A different instability mechanism caused by the essential spectrum of the spiral wave. The wavetrains emitted by the spiral wave have become unstable such that local variations in the wavenumber are amplified. Super patterns again resemble superspirals. In the first picture, the instability is of a convective nature. The super pattern grows in amplitude but is, at the same time, advected towards the boundary. After a long transient, the instability will disappear: the primary Archimedean spiral is stable in any large but finite domain. In the middle picture, the parameter driving the instability is further increased until the threshold of absolute instability, where the absolute spectrum [4] (Postscript, PDF) of the spiral wave has crossed the imaginary axis. Perturbations now grow at fixed points of the domain. Still, the instability is more pronounced at the boundary. The subcritical nature of the instability amplifies the compression and expansion of the wavetrains until they collide and breakup. A final state in this parameter regime is depicted in the right picture.

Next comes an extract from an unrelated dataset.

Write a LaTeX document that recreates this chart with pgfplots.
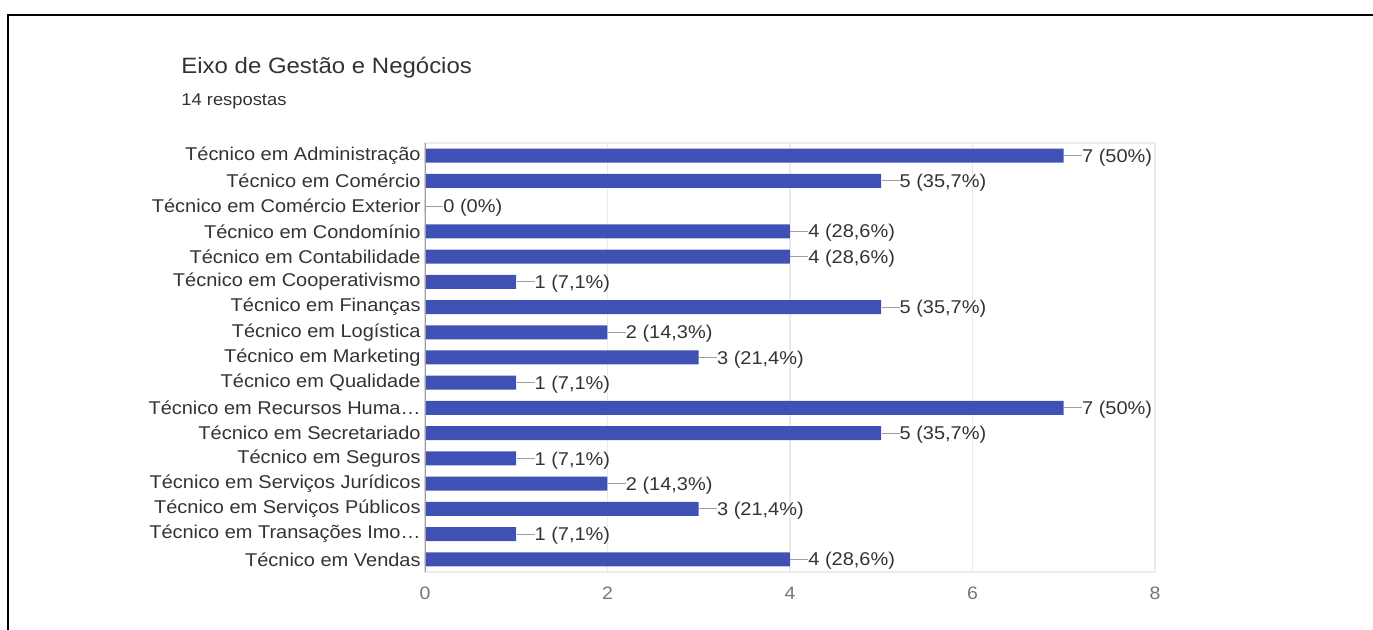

See [3] (Postscript, PDF) for reference.

## Core breakup

Similarly to farfield breakup, the instability here is caused by the wave trains. However, perturbations are now advected towards the center of the spiral wave. The final state of this subcritical instability is an extremely incoherent pattern consisting of many small spiral cores.

See [3] (Postscript, PDF) for reference.

[1] B. Sandstede, A. Scheel, C. Wulff
Dynamical behavior of patterns with euclidean symmetry
In ``Pattern formation in continuous and coupled systems'', M. Golubitsky, D. Luss and S. Strogatz (eds.), Springer-Verlag. IMA Volumes in Mathematics and its Applications 115 (1999), 249-264.

[2] B. Sandstede, A. Scheel
Super-spiral structures of meandering and drifting spiral waves
Phys. Rev. Lett. 86 (2001), 171-174.

[3] B. Sandstede, A. Scheel
Absolute versus convective instability of spiral waves
Phys. Rev. E. 62 (2000), 7708-7714.

[4] B. Sandstede, A. Scheel
Absolute and convective instabilities of waves on unbounded and large bounded domains
Physica D 145 (2000), 233-277.